I know I should find the marginal distributions of X and Y, but Im not sure how to do so in this case, in my notes i only have examples where the joint distribution looks geometric. If i were to do it that way, to work out the marginal distribution of X, would I sum the joint distribution from m=0 to infinity and then work on simplifying it?
• Jul 25th 2011, 02:11 PM
girdav
Re: Joint and marginal distributions
Quote:

Originally Posted by yellowcarrotz
Consider the following joint distribution:
$\displaystyle P(X=n, Y=m)=\binom{n+m}{n} \frac{e^{-2x} x^{m+n}}{(n+m)!}$
where $\displaystyle m$ and $\displaystyle n$ takes values in $\displaystyle \mathbb{N}$.
Show that $\displaystyle X$ and $\displaystyle Y$ are independent but have the same distribution as each other.

Would I sum the joint distribution from $\displaystyle m=0$ to infinity and then work on simplifying it?

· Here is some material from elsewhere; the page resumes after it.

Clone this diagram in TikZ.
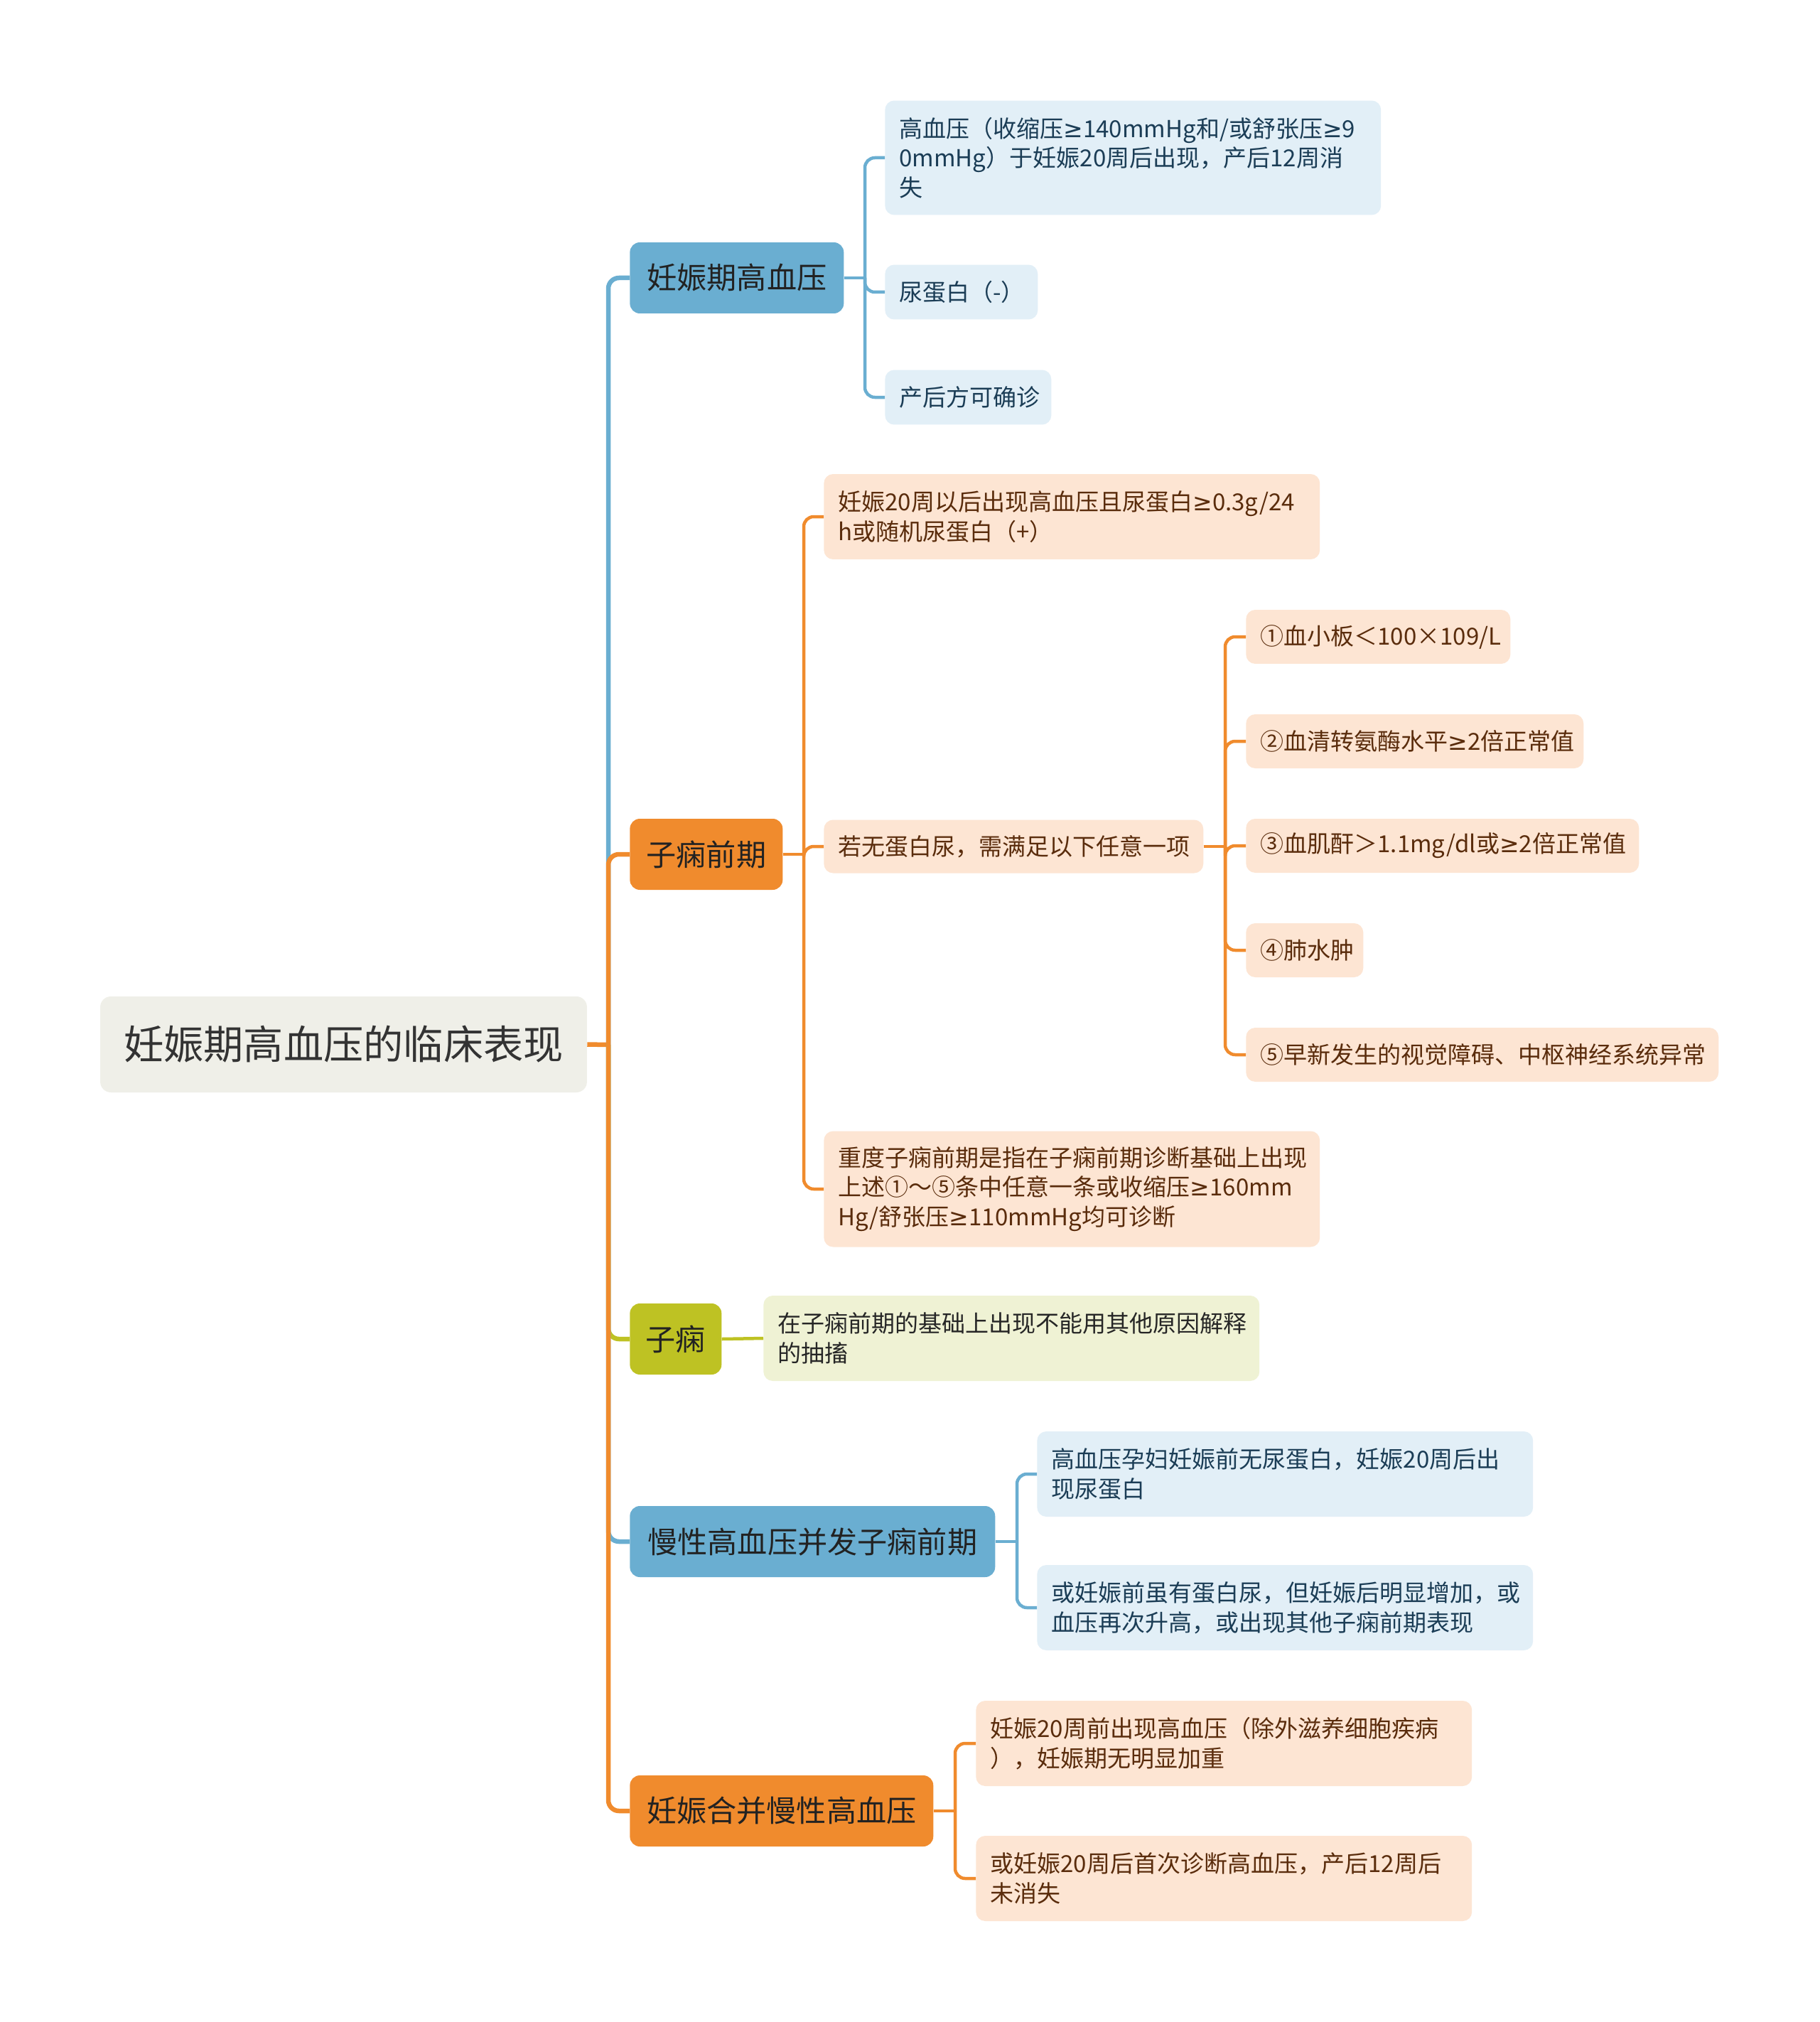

Yes, by this way you will find $\displaystyle P(X=n)$, and by symmetry $\displaystyle P(Y=m)$.
• Jul 26th 2011, 12:00 AM
yellowcarrotz
Re: Joint and marginal distributions
ok thanks for your help :) i'm not quite show what to do about the (n+m) bit?
n
• Jul 26th 2011, 01:19 AM
girdav
Re: Joint and marginal distributions
Write $\displaystyle \binom{n+m}n\frac 1{(m+n)!}$ as $\displaystyle \frac 1{n!m!}$.
• Jul 26th 2011, 08:52 AM
yellowcarrotz
Re: Joint and marginal distributions
Got it thanks :)